3. The Launching and configuring distributed data parallel applications document shows how to use the DDP launching script.
4. The Shard Optimizer States With ZeroRedundancyOptimizer recipe demonstrates how ZeroRedundancyOptimizer helps to reduce optimizer memory footprint for distributed data-parallel training.

TorchElastic¶

With the growth of the application complexity and scale, failure recovery becomes an imperative requirement. Sometimes, it is inevitable to hit errors like OOM when using DDP, but DDP itself cannot recover from those errors nor does basic try-except block work. This is because DDP requires all processes to operate in a closely synchronized manner and all AllReduce communications launched in different processes must match. If one of the processes in the group throws an OOM exception, it is likely to lead to desynchronization (mismatched AllReduce operations) which would then cause a crash or hang. If you expect failures to occur during training or if resources might leave and join dynamically, please launch distributed data-parallel training using torchelastic.

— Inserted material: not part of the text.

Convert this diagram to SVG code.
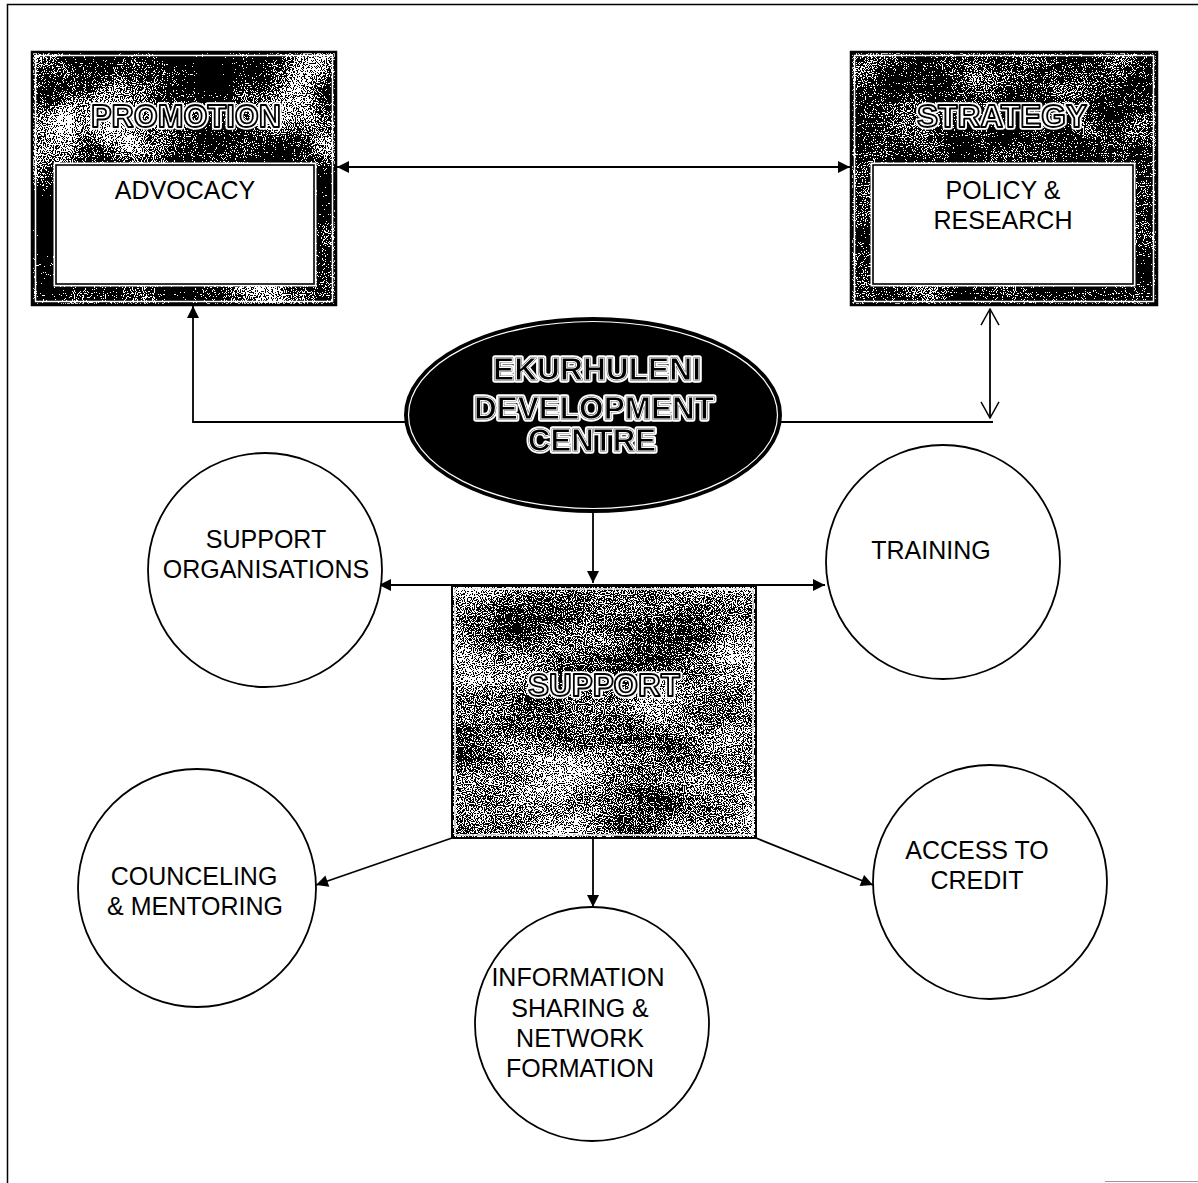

General Distributed Training¶

Many training paradigms do not fit into data parallelism, e.g., parameter server paradigm, distributed pipeline parallelism, reinforcement learning applications with multiple observers or agents, etc. The torch.distributed.rpc aims at supporting general distributed training scenarios.

The torch.distributed.rpc package has four main pillars:

• RPC supports running a given function on a remote worker.
• RRef helps to manage the lifetime of a remote object. The reference counting protocol is presented in the RRef notes.